**Task:** Would you write out the listing verbatim and skip every picture in it?

**Given information:**
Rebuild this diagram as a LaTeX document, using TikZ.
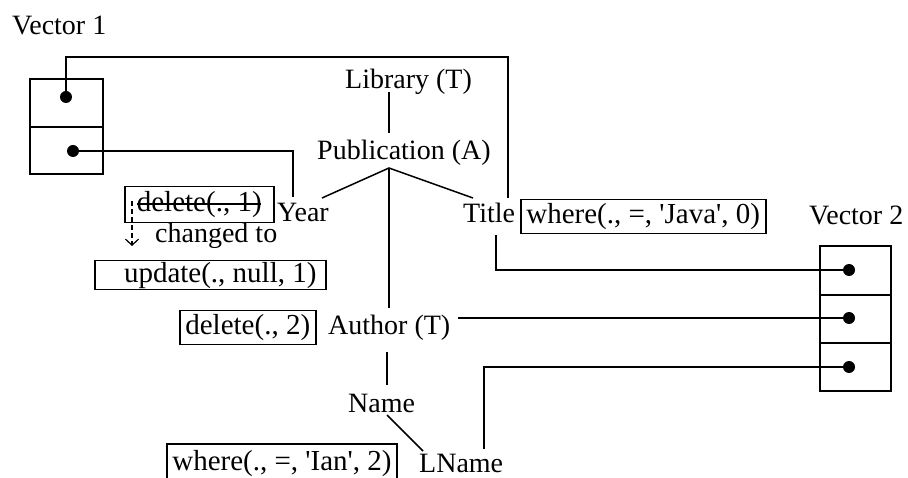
\documentclass[tikz,border=0pt]{standalone}
\usepackage{fontspec}
\setmainfont{Liberation Serif}[Ligatures=TeXOff]
\usetikzlibrary{arrows.meta}
\begin{document}
\begin{tikzpicture}[x=1pt,y=-1pt,
  lbl/.style={inner sep=0pt, anchor=base west, font=\fontsize{28}{34}\selectfont},
  opbox/.style={draw, line width=1.5pt, inner sep=0pt, anchor=north west,
                font=\fontsize{29}{35}\selectfont},
  optext/.style={inner sep=0pt, anchor=base, font=\fontsize{29}{35}\selectfont},
  wire/.style={line width=1.5pt},
  cell/.style={line width=1.7pt},
  dot/.style={fill, circle, inner sep=0pt, minimum size=12pt}]
\useasboundingbox (0,0) rectangle (908,478);

% ---------- Vector 1 ----------
\node[lbl] (v1lbl) at (12,35) {Vector 1};
\draw[cell] (30,79) rectangle (103,174);
\draw[cell] (30,127) -- (103,127);
\node[dot] (d1a) at (66,97) {};
\node[dot] (d1b) at (73,151) {};

% ---------- Vector 2 ----------
\node[lbl] (v2lbl) at (809,225) {Vector 2};
\draw[cell] (820,246) rectangle (891,391);
\draw[cell] (820,295) -- (891,295);
\draw[cell] (820,343) -- (891,343);
\node[dot] (d2a) at (849,270) {};
\node[dot] (d2b) at (849,318) {};
\node[dot] (d2c) at (849,367) {};

% ---------- schema tree ----------
\node[lbl] (lib)   at (345,89)  {Library (T)};
\node[lbl] (pub)   at (317,160) {Publication (A)};
\node[lbl] (year)  at (277,222) {Year};
\node[lbl] (title) at (463,223) {Title};
\node[lbl] (auth)  at (328,335) {Author (T)};
\node[lbl] (name)  at (348,412) {Name};
\node[lbl] (lname) at (419,472) {LName};

\coordinate (libBot)   at (389,92);
\coordinate (pubTop)   at (389,133);
\coordinate (apex)     at (389,168);
\coordinate (yearTip)  at (322,198);
\coordinate (titleTip) at (473,198);
\coordinate (authTop)  at (389,308);
\coordinate (authBot)  at (387,352);
\coordinate (nameTop)  at (387,385);
\coordinate (nameBot)  at (387,415);
\coordinate (lnameTip) at (423,451);

\draw[wire] (libBot) -- (pubTop);
\draw[wire] (yearTip) -- (apex) -- (titleTip);
\draw[wire] (apex) -- (authTop);
\draw[wire] (authBot) -- (nameTop);
\draw[wire] (nameBot) -- (lnameTip);

% ---------- operation boxes ----------
\node[opbox, minimum width=149pt, minimum height=36pt] (del1) at (124,186) {delete(., 1)};
% strike-through of the cancelled operation
\coordinate (strikeL) at (137,204);
\coordinate (strikeR) at (261,204);
\draw[line width=1.3pt] (strikeL) -- (strikeR);

\node[lbl] (chg) at (155,243) {changed to};
\node[opbox, minimum width=231pt, minimum height=29pt] (upd) at (94,260) {\hspace*{20pt}update(., null, 1)};
\node[opbox, minimum width=245pt, minimum height=34pt] (wjava) at (520,199) {where(., =, 'Java', 0)};
\node[opbox, minimum width=136pt, minimum height=34pt] (del2) at (179,310) {delete(., 2)};

% last box runs off the lower edge: only its top and sides show
\node[optext] (wian) at (282,470) {where(., =, 'Ian', 2)};
\coordinate (wianBL) at (167,480);
\coordinate (wianTL) at (167,444);
\coordinate (wianTR) at (397,444);
\coordinate (wianBR) at (397,480);
\draw[line width=1.5pt] (wianBL) -- (wianTL) -- (wianTR) -- (wianBR);

\coordinate (chgTop) at (132,201);
\coordinate (chgTip) at (132,246);
\draw[line width=1.2pt, dash pattern=on 5pt off 3pt,
      -{Straight Barb[length=6pt,width=13pt,line width=1.2pt]}] (chgTop) -- (chgTip);

% ---------- pointers from the vectors ----------
\coordinate (e1a) at (66,57);
\coordinate (e1b) at (508,57);
\coordinate (titleTop) at (508,198);
\draw[wire] (d1a.center) -- (e1a) -- (e1b) -- (titleTop);

\coordinate (e2a) at (293,151);
\coordinate (yearTop) at (293,197);
\draw[wire] (d1b.center) -- (e2a) -- (yearTop);

\coordinate (titleBot) at (496,235);
\coordinate (e3a) at (496,270);
\draw[wire] (titleBot) -- (e3a) -- (d2a.center);

\coordinate (authEnd) at (458,318);
\draw[wire] (authEnd) -- (d2b.center);

\coordinate (e4a) at (484,367);
\coordinate (lnameTop) at (484,449);
\draw[wire] (d2c.center) -- (e4a) -- (lnameTop);
\end{tikzpicture}
\end{document}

**Task solution:**
Rebuild this diagram as a LaTeX document, using TikZ.
\documentclass[tikz,border=0pt]{standalone}
\usepackage{fontspec}
\setmainfont{Liberation Serif}[Ligatures=TeXOff]
\usetikzlibrary{arrows.meta}
\begin{document}
\begin{tikzpicture}[x=1pt,y=-1pt,
  lbl/.style={inner sep=0pt, anchor=base west, font=\fontsize{28}{34}\selectfont},
  opbox/.style={draw, line width=1.5pt, inner sep=0pt, anchor=north west,
                font=\fontsize{29}{35}\selectfont},
  optext/.style={inner sep=0pt, anchor=base, font=\fontsize{29}{35}\selectfont},
  wire/.style={line width=1.5pt},
  cell/.style={line width=1.7pt},
  dot/.style={fill, circle, inner sep=0pt, minimum size=12pt}]
\useasboundingbox (0,0) rectangle (908,478);

% ---------- Vector 1 ----------
\node[lbl] (v1lbl) at (12,35) {Vector 1};
\draw[cell] (30,79) rectangle (103,174);
\draw[cell] (30,127) -- (103,127);
\node[dot] (d1a) at (66,97) {};
\node[dot] (d1b) at (73,151) {};

% ---------- Vector 2 ----------
\node[lbl] (v2lbl) at (809,225) {Vector 2};
\draw[cell] (820,246) rectangle (891,391);
\draw[cell] (820,295) -- (891,295);
\draw[cell] (820,343) -- (891,343);
\node[dot] (d2a) at (849,270) {};
\node[dot] (d2b) at (849,318) {};
\node[dot] (d2c) at (849,367) {};

% ---------- schema tree ----------
\node[lbl] (lib)   at (345,89)  {Library (T)};
\node[lbl] (pub)   at (317,160) {Publication (A)};
\node[lbl] (year)  at (277,222) {Year};
\node[lbl] (title) at (463,223) {Title};
\node[lbl] (auth)  at (328,335) {Author (T)};
\node[lbl] (name)  at (348,412) {Name};
\node[lbl] (lname) at (419,472) {LName};

\coordinate (libBot)   at (389,92);
\coordinate (pubTop)   at (389,133);
\coordinate (apex)     at (389,168);
\coordinate (yearTip)  at (322,198);
\coordinate (titleTip) at (473,198);
\coordinate (authTop)  at (389,308);
\coordinate (authBot)  at (387,352);
\coordinate (nameTop)  at (387,385);
\coordinate (nameBot)  at (387,415);
\coordinate (lnameTip) at (423,451);

\draw[wire] (libBot) -- (pubTop);
\draw[wire] (yearTip) -- (apex) -- (titleTip);
\draw[wire] (apex) -- (authTop);
\draw[wire] (authBot) -- (nameTop);
\draw[wire] (nameBot) -- (lnameTip);

% ---------- operation boxes ----------
\node[opbox, minimum width=149pt, minimum height=36pt] (del1) at (124,186) {delete(., 1)};
% strike-through of the cancelled operation
\coordinate (strikeL) at (137,204);
\coordinate (strikeR) at (261,204);
\draw[line width=1.3pt] (strikeL) -- (strikeR);

\node[lbl] (chg) at (155,243) {changed to};
\node[opbox, minimum width=231pt, minimum height=29pt] (upd) at (94,260) {\hspace*{20pt}update(., null, 1)};
\node[opbox, minimum width=245pt, minimum height=34pt] (wjava) at (520,199) {where(., =, 'Java', 0)};
\node[opbox, minimum width=136pt, minimum height=34pt] (del2) at (179,310) {delete(., 2)};

% last box runs off the lower edge: only its top and sides show
\node[optext] (wian) at (282,470) {where(., =, 'Ian', 2)};
\coordinate (wianBL) at (167,480);
\coordinate (wianTL) at (167,444);
\coordinate (wianTR) at (397,444);
\coordinate (wianBR) at (397,480);
\draw[line width=1.5pt] (wianBL) -- (wianTL) -- (wianTR) -- (wianBR);

\coordinate (chgTop) at (132,201);
\coordinate (chgTip) at (132,246);
\draw[line width=1.2pt, dash pattern=on 5pt off 3pt,
      -{Straight Barb[length=6pt,width=13pt,line width=1.2pt]}] (chgTop) -- (chgTip);

% ---------- pointers from the vectors ----------
\coordinate (e1a) at (66,57);
\coordinate (e1b) at (508,57);
\coordinate (titleTop) at (508,198);
\draw[wire] (d1a.center) -- (e1a) -- (e1b) -- (titleTop);

\coordinate (e2a) at (293,151);
\coordinate (yearTop) at (293,197);
\draw[wire] (d1b.center) -- (e2a) -- (yearTop);

\coordinate (titleBot) at (496,235);
\coordinate (e3a) at (496,270);
\draw[wire] (titleBot) -- (e3a) -- (d2a.center);

\coordinate (authEnd) at (458,318);
\draw[wire] (authEnd) -- (d2b.center);

\coordinate (e4a) at (484,367);
\coordinate (lnameTop) at (484,449);
\draw[wire] (d2c.center) -- (e4a) -- (lnameTop);
\end{tikzpicture}
\end{document}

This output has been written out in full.